2.  **Tune Key Parameters First:** Focus on `learning_rate`, `n_estimators`, `max_depth`, and `num_leaves` (for LightGBM) or `min_child_weight` (XGBoost).
3.  **Use Cross-Validation:** Always use cross-validation to evaluate different hyperparameter settings on your training data.
4.  **Utilize `GridSearchCV` or `RandomizedSearchCV`:**
    * `GridSearchCV`: Exhaustively tries all combinations of parameters you specify. Can be slow if the grid is large.
    * `RandomizedSearchCV`: Samples a fixed number of parameter combinations from specified distributions.

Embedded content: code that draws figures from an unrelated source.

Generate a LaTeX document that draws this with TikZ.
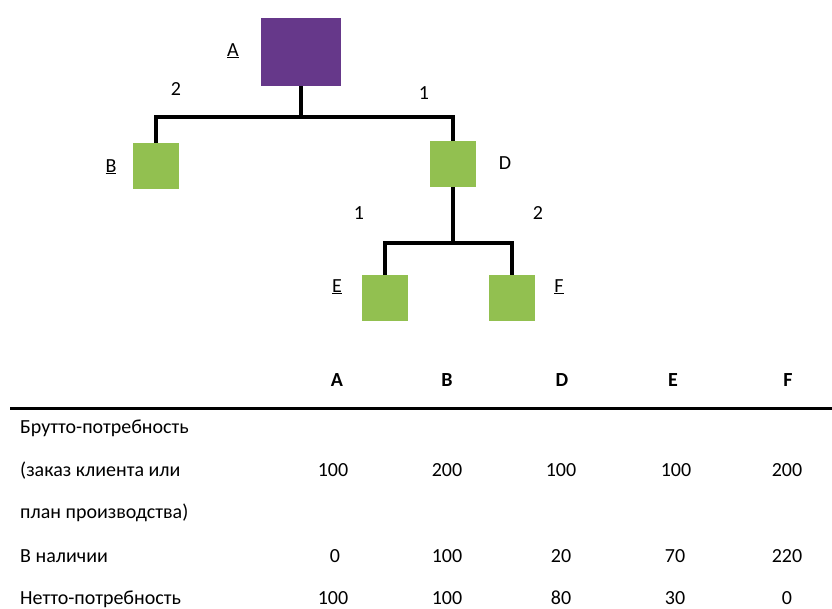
\documentclass[tikz,border=0pt]{standalone}
\usepackage{fontspec}
\setmainfont{Carlito}
\begin{document}
\begin{tikzpicture}[x=1pt,y=-1pt,
  lbl/.style={font=\fontsize{20}{24}\selectfont, inner sep=0pt, anchor=base},
  hdr/.style={font=\fontsize{20}{24}\selectfont\bfseries, inner sep=0pt, anchor=base},
  rowlbl/.style={font=\fontsize{20}{24}\selectfont, inner sep=0pt, anchor=base west},
  link/.style={line width=3.2pt, draw=black},
  greenbox/.style={fill=itemgreen, draw=none, minimum width=46pt, minimum height=46pt, inner sep=0pt},
  purplebox/.style={fill=rootpurple, draw=none, minimum width=80pt, minimum height=68pt, inner sep=0pt}]
\definecolor{itemgreen}{RGB}{146,192,80}
\definecolor{rootpurple}{RGB}{102,56,138}
\useasboundingbox (0,0) rectangle (832,608);
% tree nodes
\node[purplebox] (A) at (301,52) {};
\node[greenbox] (B) at (156,166) {};
\node[greenbox] (D) at (453,164) {};
\node[greenbox] (E) at (385,298) {};
\node[greenbox] (F) at (512,298) {};
\coordinate (j1) at (301,117);
\coordinate (j2) at (453,243);
% connectors
\draw[link] (A.south) -- (j1);
\draw[link] (B.north) |- (j1) -| (D.north);
\draw[link] (D.south) -- (j2);
\draw[link] (E.north) |- (j2) -| (F.north);
% labels (baselines)
\node[lbl] (lA) at (233,56) {\underline{A}};
\node[lbl] (lB) at (111,172) {\underline{B}};
\node[lbl] (lD) at (505,169) {D};
\node[lbl] (lE) at (337,292) {\underline{E}};
\node[lbl] (lF) at (559,292) {\underline{F}};
\node[lbl] (qAB) at (176,95) {2};
\node[lbl] (qAD) at (424,99) {1};
\node[lbl] (qDE) at (359,219) {1};
\node[lbl] (qDF) at (538,219) {2};
% table
\node[hdr] (hA) at (337,386) {A};
\node[hdr] (hB) at (447,386) {B};
\node[hdr] (hD) at (562,386) {D};
\node[hdr] (hE) at (673,386) {E};
\node[hdr] (hF) at (788,386) {F};
\coordinate (r0) at (10,408);
\coordinate (r1) at (832,408);
\draw[line width=3pt] (r0) -- (r1);
\node[rowlbl] (t1) at (20,433) {Брутто-потребность};
\node[rowlbl] (t2) at (20,476) {(заказ клиента или};
\node[rowlbl] (t3) at (20,518) {план производства)};
\node[rowlbl] (t4) at (20,562) {В наличии};
\node[rowlbl] (t5) at (20,604) {Нетто-потребность};
\node[lbl] (gA) at (333,476) {100};
\node[lbl] (gB) at (447,476) {200};
\node[lbl] (gD) at (561,476) {100};
\node[lbl] (gE) at (676,476) {100};
\node[lbl] (gF) at (787,476) {200};
\node[lbl] (sA) at (335,562) {0};
\node[lbl] (sB) at (447,562) {100};
\node[lbl] (sD) at (561,562) {20};
\node[lbl] (sE) at (675,562) {70};
\node[lbl] (sF) at (787,562) {220};
\node[lbl] (nA) at (333,604) {100};
\node[lbl] (nB) at (447,604) {100};
\node[lbl] (nD) at (561,604) {80};
\node[lbl] (nE) at (675,604) {30};
\node[lbl] (nF) at (787,604) {0};
\end{tikzpicture}
\end{document}
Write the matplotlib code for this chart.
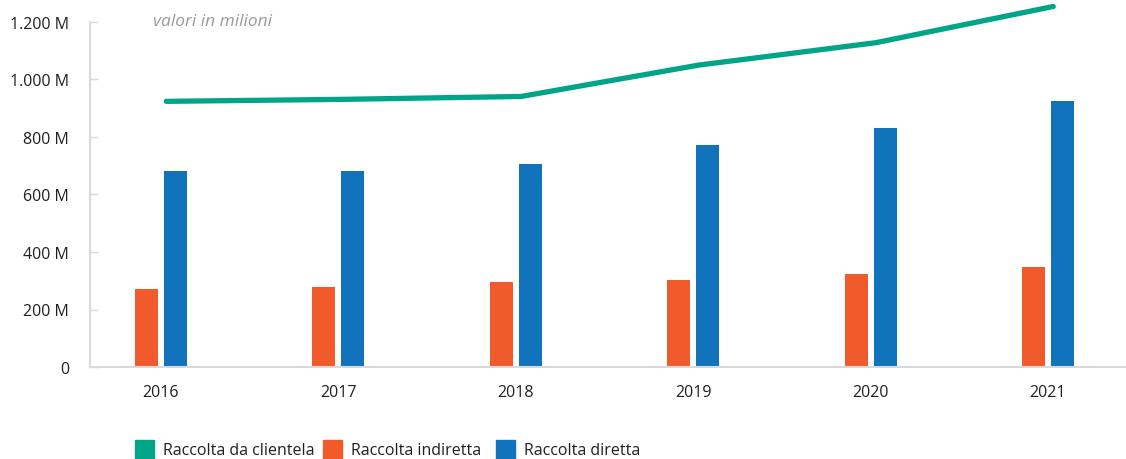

More efficient for large search spaces.
5.  **Consider Bayesian Optimization Tools (e.g., Optuna, Hyperopt):** These tools can be more efficient than grid or random search by intelligently choosing the next set of hyperparameters to try based on past results.
6.  **Tune `learning_rate` and `n_estimators` Together:** Typically, if you decrease `learning_rate`, you need to increase `n_estimators`. Early stopping (if available in the library or implemented manually with a validation set) is very helpful here to find the optimal `n_estimators` for a given `learning_rate`.
7.  **Regularization Parameters:** Once you have a good set of core parameters, tune regularization parameters (`lambda`, `alpha` in XGBoost; `lambda_l1`, `lambda_l2` in LightGBM; `l2_leaf_reg` in CatBoost) and sampling parameters (`subsample`, `colsample_bytree`, etc.).

Tuning boosting models can be an iterative process, but understanding these key hyperparameters will give you a good foundation for achieving high performance.